Abbot Suger (c.1081-1151) was a pivotal figure in the France of his day. Active in both religious and political affairs, he has numerous claims, in a variety of fields, on the modern reader. He was abbot (from 1122) of one of Europe's most important monasteries, at a time when Gregorian reform and the new monasticism were having an immense impact on the medieval church. He was also a politician and diplomat of international importance, in the service of both Louis VI and his son Louis VII, for whom he acted as Regent during the king's absence on the Second Crusade. Lindy Grant's comprehensive study of this multifaceted figure is a major event. Derived from a fresh reading of the primary sources, it is the first full biography of Suger in English. It provides a much-needed corrective to many of the current ideas about him. Based on the fragmented modern literature (itself usually written from an art-historical angle), these have tended to set Suger in artificial isolation, and as a result to exaggerate both his role as a doer and his originality as a thinker. While saluting his energy in all these many fields, Lindy Grant - by seeing him whole, and setting him firmly in the full historical context of the twelfth century - shows how far he was in fact a man of his times rather than a man ahead of them. In doing so, she presents a uniquely vivid picture of the interaction of church and state in Capetian France.

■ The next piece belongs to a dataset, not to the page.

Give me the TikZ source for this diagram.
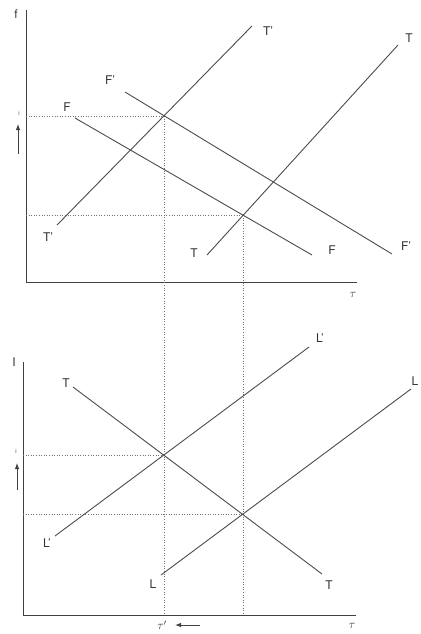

Not a bad biography of Abbot Suger. Suger was the abbot of Saint-Denis, the royal monastery a bit north of Paris, in the first half of the twelfth century and he's frequently given credit for being the 'inventor' / first patron of Gothic architecture through his renovation of the abbey church during his time as abbot. He's also deeply associated with the Capetian monarchy, and many have attributed to him their underlying political ideology that would start to emerge in full-flower after Suger's death in the reign of Philip II Augustus. Lindy Grant reevaluates this perception of Suger, suggesting that his patronage and political ideology were not particularly unique for his time. Instead, Grant's Suger should be remembered for his capable administration and give for political negotiations rather than for his more abstract or intellectual contributions.
It's probably a rather fair reevaluation. Historians tend to get pretty excited around Abbot Suger, insinuating that he pretty much invented High Medieval France, and a lot of that could very well be rooted in the fact that the sources written by Suger himself are some of the best ones that survive from the time. However, I do think that Grant is a little bit unfair to the abbot. Her refutations about Suger's political thought and theological thought are fairly cursory and almost all of her arguments are somewhat undermined by her decision to almost never quote her sources. This is especially detrimental since so much of the argument hinges on Suger's words themselves, and what impact they had. There's also an occasional sense that Grant just didn't like Suger all that much. The more straight-forward biographical parts are well done, though, and it works well as a possible counterbalance to other works on Suger by Erwin Panofsky and Conrad Rudolph.